I've set up two Dell R610's with Proxmox running in HA and 4gb LACP to HP v1910-16's (see image below).

When the Proxmox boxes turn on, they see each other, and they act as though they're in HA. The logs say otherwise. The two boxes never lose connection with each other, but the quorum only sees one vote on each box while all of the other numbers are 2.

I've made sure that it is not a jumbo frame issue, nor is it an issue of the LACP not coming up fast enough (best I can tell), and I'm completely and totally out of ideas. I've set up multiple Proxmox boxes before in HA (6 total, 2gb LACP each) with no issues whatsoever, so I'm *reasonably* confident that it's not something completely obvious. That being said, I'm sure this is something I'm doing wrong and not a Proxmox issue.

Please and thank you in advance!

EDIT: Also weirder is that either of the Proxmox units can still manage the other one, but they appear to not recognize the other; logs are filled with errors on not being able to reach the other one.

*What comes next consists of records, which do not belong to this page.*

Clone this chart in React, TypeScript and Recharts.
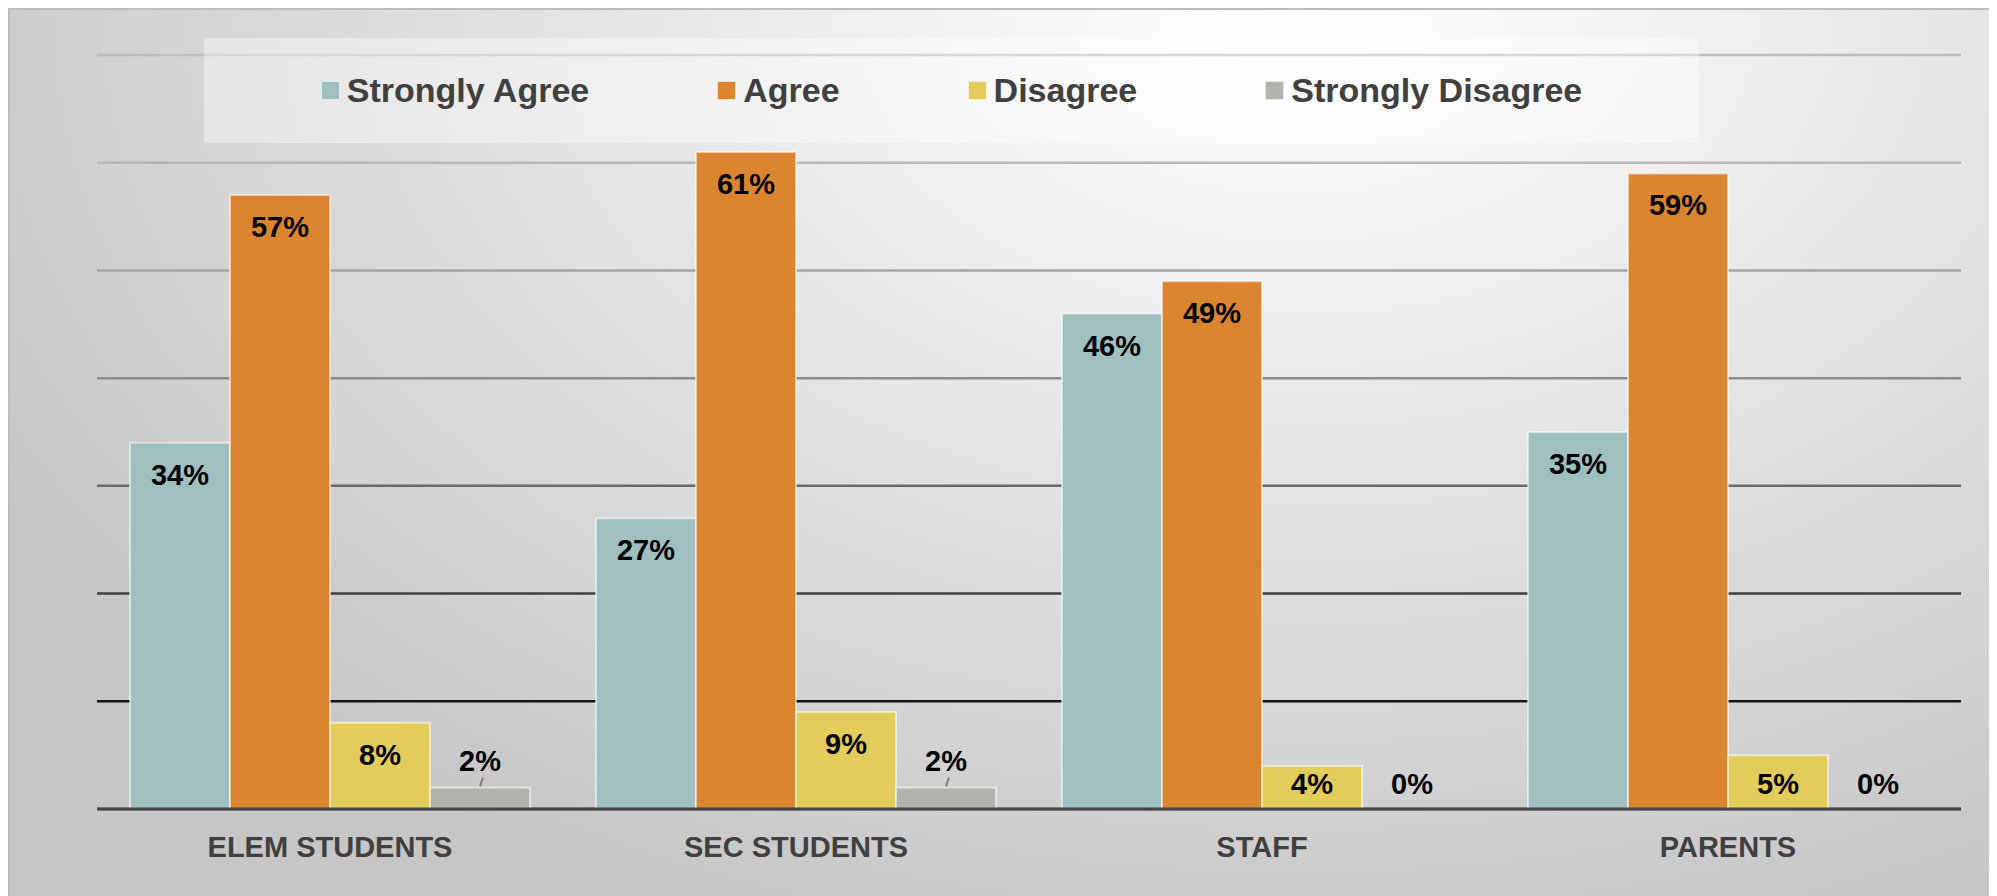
import React from "react";
import {
  BarChart,
  Bar,
  Cell,
  XAxis,
  YAxis,
  CartesianGrid,
  Legend,
  LabelList,
} from "recharts";

const categories = ["ELEM STUDENTS", "SEC STUDENTS", "STAFF", "PARENTS"];
const stronglyAgree = [34, 27, 46, 35];
const agree = [57, 61, 49, 59];
const disagree = [8, 9, 4, 5];
const stronglyDisagree = [2, 2, 0, 0];
const yTicks = [0, 10, 20, 30, 40, 50, 60, 70];

const series = [
  { key: "sa", name: "Strongly Agree", color: "#9fc0bf", values: stronglyAgree },
  { key: "a", name: "Agree", color: "#db8530", values: agree },
  { key: "d", name: "Disagree", color: "#e3cc5a", values: disagree },
  { key: "sd", name: "Strongly Disagree", color: "#b3b3ae", values: stronglyDisagree },
];

const data = categories.map((name, i) => ({
  name,
  sa: stronglyAgree[i],
  a: agree[i],
  d: disagree[i],
  sd: stronglyDisagree[i],
}));

const FONT = '"Liberation Sans", Arial, sans-serif';

// grid line shade per tick (0% .. 70%), darker toward the bottom
const gridShades = ["#454545", "#151515", "#3f3f3f", "#6a6a6a", "#8c8c8c", "#a5a5a5", "#b8b8b8", "#bdbdbd"];

const W = 1979;
const H = 890;
const M = { top: 45, right: 28, left: 87, bottom: 21 };
const X_AXIS_H = 70;
const plotTop = M.top;
const plotBottom = H - M.bottom - X_AXIS_H;

const gridLine = (props: any) => {
  const { x1, x2, y1 } = props;
  const v = Math.round(((plotBottom - y1) / (plotBottom - plotTop)) * 70 / 10);
  const stroke = gridShades[Math.max(0, Math.min(7, v))];
  return <line key={props.key} x1={x1} x2={x2} y1={y1} y2={y1} stroke={stroke} strokeWidth={2.5} />;
};

const renderLabel = (props: any) => {
  const { x, y, width, height, value } = props;
  const cx = x + width / 2;
  const bottom = y + height;
  const textStyle = { fontFamily: FONT, fontSize: 29, fontWeight: 700, fill: "#000" };
  if (value > 0 && height < 30) {
    // short bar: label sits above with a small leader line
    return (
      <g>
        <line x1={cx + 3} y1={y - 10} x2={cx} y2={y - 1} stroke="#7f7f7f" strokeWidth={2} />
        <text x={cx} y={y - 26} textAnchor="middle" dominantBaseline="central" {...textStyle}>
          {value}%
        </text>
      </g>
    );
  }
  const cy = Math.min(y + 32, bottom - 25);
  return (
    <text x={cx} y={cy} textAnchor="middle" dominantBaseline="central" {...textStyle}>
      {value}%
    </text>
  );
};

const renderTick = (props: any) => {
  const { x, y, payload } = props;
  return (
    <text
      x={x}
      y={y + 36}
      textAnchor="middle"
      dominantBaseline="central"
      fontFamily={FONT}
      fontSize={29}
      fontWeight={700}
      fill="#404040"
    >
      {payload.value}
    </text>
  );
};

const renderLegend = () => (
  <div
    style={{
      width: "100%",
      height: "100%",
      background: "rgba(255,255,255,0.4)",
      display: "flex",
      alignItems: "center",
      justifyContent: "center",
      gap: 128,
      fontFamily: FONT,
      fontSize: 34,
      fontWeight: 700,
      color: "#404040",
    }}
  >
    {series.map((s) => (
      <div key={s.key} style={{ display: "flex", alignItems: "center", gap: 7 }}>
        <span
          style={{
            display: "inline-block",
            width: 17,
            height: 17,
            background: s.color,
            border: "1px solid rgba(255,255,255,0.7)",
          }}
        />
        <span>{s.name}</span>
      </div>
    ))}
  </div>
);

export default function App() {
  return (
    <div
      style={{
        width: W,
        height: H,
        border: "2px solid #bdbdbd",
        borderBottom: "none",
        background:
          "radial-gradient(ellipse 75% 110% at 65% 0%, #ffffff 0%, #f2f2f2 25%, #e0e0e0 55%, #cfcfcf 85%, #c6c6c6 100%)",
      }}
    >
      <BarChart width={W} height={H} data={data} margin={M} barCategoryGap={33} barGap={0}>
        <CartesianGrid vertical={false} horizontal={gridLine} />
        <XAxis
          dataKey="name"
          height={X_AXIS_H}
          axisLine={{ stroke: "#454545", strokeWidth: 3 }}
          tickLine={false}
          tickSize={0}
          tick={renderTick}
          interval={0}
        />
        <YAxis hide domain={[0, 70]} ticks={yTicks} />
        <Legend
          layout="horizontal"
          verticalAlign="middle"
          align="center"
          content={renderLegend}
          wrapperStyle={{ top: 28, left: 194, width: 1495, height: 105 }}
        />
        {series.map((s) => (
          <Bar
            key={s.key}
            dataKey={s.key}
            name={s.name}
            fill={s.color}
            stroke="rgba(255,255,255,0.55)"
            strokeWidth={2}
            minPointSize={1}
            isAnimationActive={false}
          >
            {s.values.map((v, i) => (
              <Cell
                key={`cell-${i}`}
                fill={v === 0 ? "transparent" : s.color}
                stroke={v === 0 ? "none" : "rgba(255,255,255,0.55)"}
              />
            ))}
            <LabelList dataKey={s.key} content={renderLabel} />
          </Bar>
        ))}
      </BarChart>
    </div>
  );
}
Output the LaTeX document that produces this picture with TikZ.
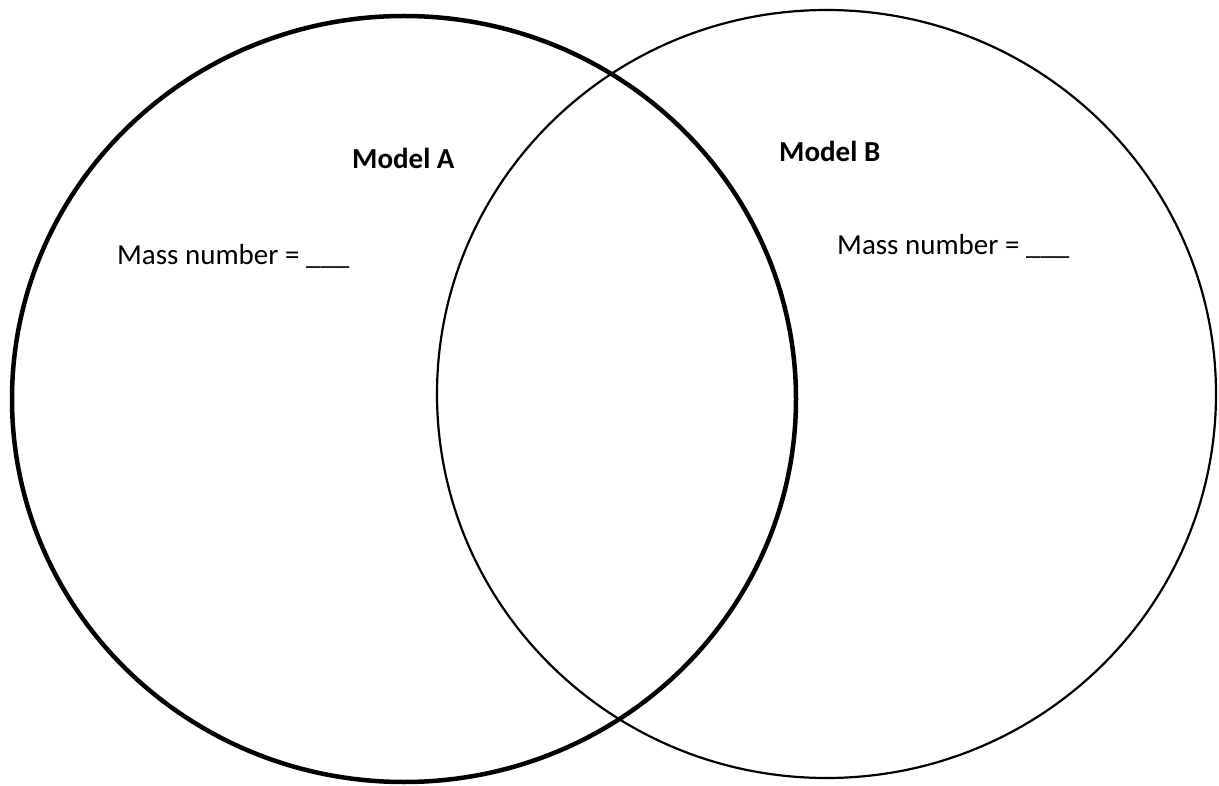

Aron Dijkstra · Sep 20, 2016

Maybe some stupid questions, But can you SSH from one box to the other? and also the other way arround?
Can you ping and let it run, will you loose pings?
How does your network configuration on the boxes look? (openvswitch or linux)
Please give some more info

Dan Manners · Sep 20, 2016

Aron Dijkstra said:
Maybe some stupid questions, But can you SSH from one box to the other? and also the other way around?

Yup, SSH works fine. Takes a second for the password field to appear, but works fine and fast after that.

Aron Dijkstra said:
Can you ping and let it run, will you loose pings?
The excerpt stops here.